>>
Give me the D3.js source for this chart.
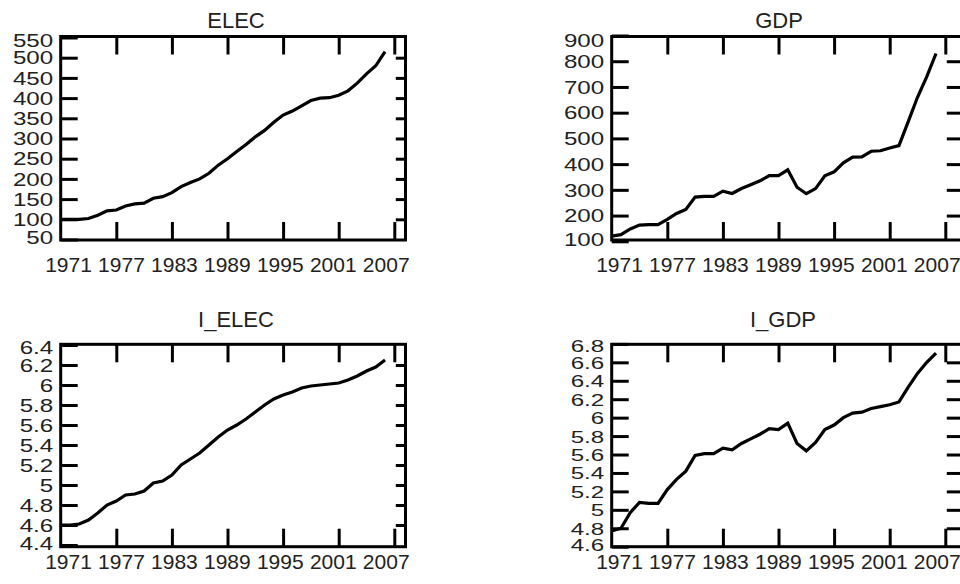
<!DOCTYPE html>
<html>
<head>
<meta charset="utf-8">
<script src="https://cdn.jsdelivr.net/npm/d3@7"></script>
<style>
  html, body { margin: 0; padding: 0; background: #fff; }
  svg { display: block; }
  text { font-family: "Liberation Sans", Arial, sans-serif; fill: #222; }
</style>
</head>
<body>
<svg id="chart" width="960" height="584"></svg>
<script>
// ---- data ----
const years = [1971,1972,1973,1974,1975,1976,1977,1978,1979,1980,
               1981,1982,1983,1984,1985,1986,1987,1988,1989,1990,
               1991,1992,1993,1994,1995,1996,1997,1998,1999,2000,
               2001,2002,2003,2004,2005,2006];
const elec = [100,100,100,102,110,121,123,133,138,140,
              152,156,166,181,191,200,214,234,250,268,
              285,304,320,340,358,368,381,394,400,401,
              407,418,437,460,480,515];
const gdp = [120,126,148,163,165,165,185,208,224,272,
             275,275,295,286,305,320,335,355,355,378,
             310,285,305,355,370,405,427,428,450,452,
             463,472,565,660,740,830];
const lElec = [4.60,4.60,4.61,4.65,4.72,4.80,4.84,4.90,4.91,4.94,
               5.02,5.04,5.10,5.20,5.26,5.32,5.40,5.48,5.55,5.60,
               5.66,5.73,5.80,5.86,5.90,5.93,5.97,5.99,6.00,6.01,
               6.02,6.05,6.09,6.14,6.18,6.25];
const lGdp = [4.77,4.80,4.97,5.08,5.07,5.07,5.22,5.33,5.42,5.59,
              5.61,5.61,5.67,5.65,5.72,5.77,5.82,5.88,5.87,5.94,
              5.72,5.64,5.73,5.87,5.92,6.00,6.05,6.06,6.10,6.12,
              6.14,6.17,6.33,6.48,6.60,6.70];

const xTicks = [1971,1977,1983,1989,1995,2001,2007];
const elecTicks = [50,100,150,200,250,300,350,400,450,500,550];
const gdpTicks = [100,200,300,400,500,600,700,800,900];
const lElecTicks = [4.4,4.6,4.8,5,5.2,5.4,5.6,5.8,6,6.2,6.4];
const lGdpTicks = [4.6,4.8,5,5.2,5.4,5.6,5.8,6,6.2,6.4,6.6,6.8];

const titles = ["ELEC","GDP","I_ELEC","I_GDP"];

// ---- layout ----
const panels = [
  {title: titles[0], values: elec,  ticks: elecTicks,  left: 60.7,  right: 405.5, top: 36.5,  bottom: 240,
   yRange: [239.5, 37.5], titleX: 236, titleY: 28, labPad: 17, fs: 17, topShift: 2.5},
  {title: titles[1], values: gdp,   ticks: gdpTicks,   left: 611.7, right: 963,   top: 36.5,  bottom: 240,
   yRange: [241.3, 35.5], titleX: 779, titleY: 28, labPad: 17, fs: 17, topShift: 5},
  {title: titles[2], values: lElec, ticks: lElecTicks, left: 60.7,  right: 405.5, top: 344.3, bottom: 546.7,
   yRange: [545, 345],    titleX: 236, titleY: 327, labPad: 7, fs: 17, topShift: 2.5},
  {title: titles[3], values: lGdp,  ticks: lGdpTicks,  left: 611.7, right: 963,   top: 344.3, bottom: 546.7,
   yRange: [546.7, 343.9], titleX: 783, titleY: 327, labPad: 7, fs: 15.8, topShift: 2}
];

const svg = d3.select("#chart");

panels.forEach(p => {
  const x = d3.scaleLinear().domain([1971, 2007]).range([p.left, p.left + 333.6]);
  // year labels are spread slightly tighter than the tick marks
  const xl = d3.scaleLinear().domain([1971, 2007]).range([p.left + 7.3, p.left + 325]);
  const y = d3.scaleLinear().domain(d3.extent(p.ticks)).range(p.yRange);
  const g = svg.append("g");

  // frame
  g.append("rect")
    .attr("x", p.left).attr("y", p.top)
    .attr("width", p.right - p.left).attr("height", p.bottom - p.top)
    .attr("fill", "none").attr("stroke", "#000").attr("stroke-width", 3);

  const fmt = d => String(d);
  const n = p.ticks.length;

  // left axis (ticks inside + labels)
  const ay = g.append("g").attr("transform", `translate(${p.left},0)`)
    .call(d3.axisLeft(y).tickValues(p.ticks).tickSizeInner(-17).tickSizeOuter(0)
      .tickPadding(0).tickFormat(fmt));
  ay.select(".domain").remove();
  ay.selectAll(".tick line").attr("stroke", "#000").attr("stroke-width", 3);
  ay.selectAll(".tick text")
    .attr("x", null).attr("dy", null)
    .attr("font-size", p.fs)
    .attr("text-anchor", "end")
    .attr("dominant-baseline", "central")
    .attr("transform", (d, i) => {
      let dy = 0;
      if (i === n - 1) dy = p.topShift;
      if (i === 0) dy = -2;
      const sx = 1.42 * 17 / p.fs;
      return `translate(-7.5,${dy}) scale(${sx},1.03)`;
    })
    .style("fill", "#222");

  // right axis (ticks only)
  const rLen = p.right - (x(2007) + 1.5);
  const ar = g.append("g").attr("transform", `translate(${p.right},0)`)
    .call(d3.axisRight(y).tickValues(p.ticks.slice(1, -1)).tickSizeInner(-rLen).tickSizeOuter(0).tickFormat(""));
  ar.select(".domain").remove();
  ar.selectAll(".tick line").attr("stroke", "#000").attr("stroke-width", 3);

  // top axis (ticks only)
  const at = g.append("g").attr("transform", `translate(0,${p.top})`)
    .call(d3.axisTop(x).tickValues(xTicks.slice(1)).tickSizeInner(-18).tickSizeOuter(0).tickFormat(""));
  at.select(".domain").remove();
  at.selectAll(".tick line").attr("stroke", "#000").attr("stroke-width", 3);

  // bottom axis (ticks + labels)
  const ab = g.append("g").attr("transform", `translate(0,${p.bottom})`)
    .call(d3.axisBottom(x).tickValues(xTicks).tickSizeInner(-18).tickSizeOuter(0)
      .tickPadding(p.labPad).tickFormat(fmt));
  ab.select(".domain").remove();
  ab.selectAll(".tick line").attr("stroke", "#000").attr("stroke-width", 3)
    .attr("opacity", d => d === 1971 ? 0 : 1);
  ab.selectAll(".tick text").attr("x", d => xl(d) - x(d)).attr("font-size", 21).style("fill", "#222");

  // series line
  const line = d3.line().x((d, i) => x(years[i])).y(d => y(d));
  g.append("path").datum(p.values)
    .attr("d", line)
    .attr("fill", "none").attr("stroke", "#000").attr("stroke-width", 3.2)
    .attr("stroke-linejoin", "miter");

  // title
  g.append("text").attr("x", p.titleX).attr("y", p.titleY)
    .attr("text-anchor", "middle").attr("font-size", 22)
    .style("fill", "#222").text(p.title);
});
</script>
</body>
</html>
<<
→ **AIM OF THE EXERCISE**
Extract the lines exactly, please: the first line of the listing, the line with "6.14,6.17,6.33,6.48,6.60,6.70];", and every line between them, but no pictures.

→ **RESULT**
Give me the D3.js source for this chart.
<!DOCTYPE html>
<html>
<head>
<meta charset="utf-8">
<script src="https://cdn.jsdelivr.net/npm/d3@7"></script>
<style>
  html, body { margin: 0; padding: 0; background: #fff; }
  svg { display: block; }
  text { font-family: "Liberation Sans", Arial, sans-serif; fill: #222; }
</style>
</head>
<body>
<svg id="chart" width="960" height="584"></svg>
<script>
// ---- data ----
const years = [1971,1972,1973,1974,1975,1976,1977,1978,1979,1980,
               1981,1982,1983,1984,1985,1986,1987,1988,1989,1990,
               1991,1992,1993,1994,1995,1996,1997,1998,1999,2000,
               2001,2002,2003,2004,2005,2006];
const elec = [100,100,100,102,110,121,123,133,138,140,
              152,156,166,181,191,200,214,234,250,268,
              285,304,320,340,358,368,381,394,400,401,
              407,418,437,460,480,515];
const gdp = [120,126,148,163,165,165,185,208,224,272,
             275,275,295,286,305,320,335,355,355,378,
             310,285,305,355,370,405,427,428,450,452,
             463,472,565,660,740,830];
const lElec = [4.60,4.60,4.61,4.65,4.72,4.80,4.84,4.90,4.91,4.94,
               5.02,5.04,5.10,5.20,5.26,5.32,5.40,5.48,5.55,5.60,
               5.66,5.73,5.80,5.86,5.90,5.93,5.97,5.99,6.00,6.01,
               6.02,6.05,6.09,6.14,6.18,6.25];
const lGdp = [4.77,4.80,4.97,5.08,5.07,5.07,5.22,5.33,5.42,5.59,
              5.61,5.61,5.67,5.65,5.72,5.77,5.82,5.88,5.87,5.94,
              5.72,5.64,5.73,5.87,5.92,6.00,6.05,6.06,6.10,6.12,
              6.14,6.17,6.33,6.48,6.60,6.70];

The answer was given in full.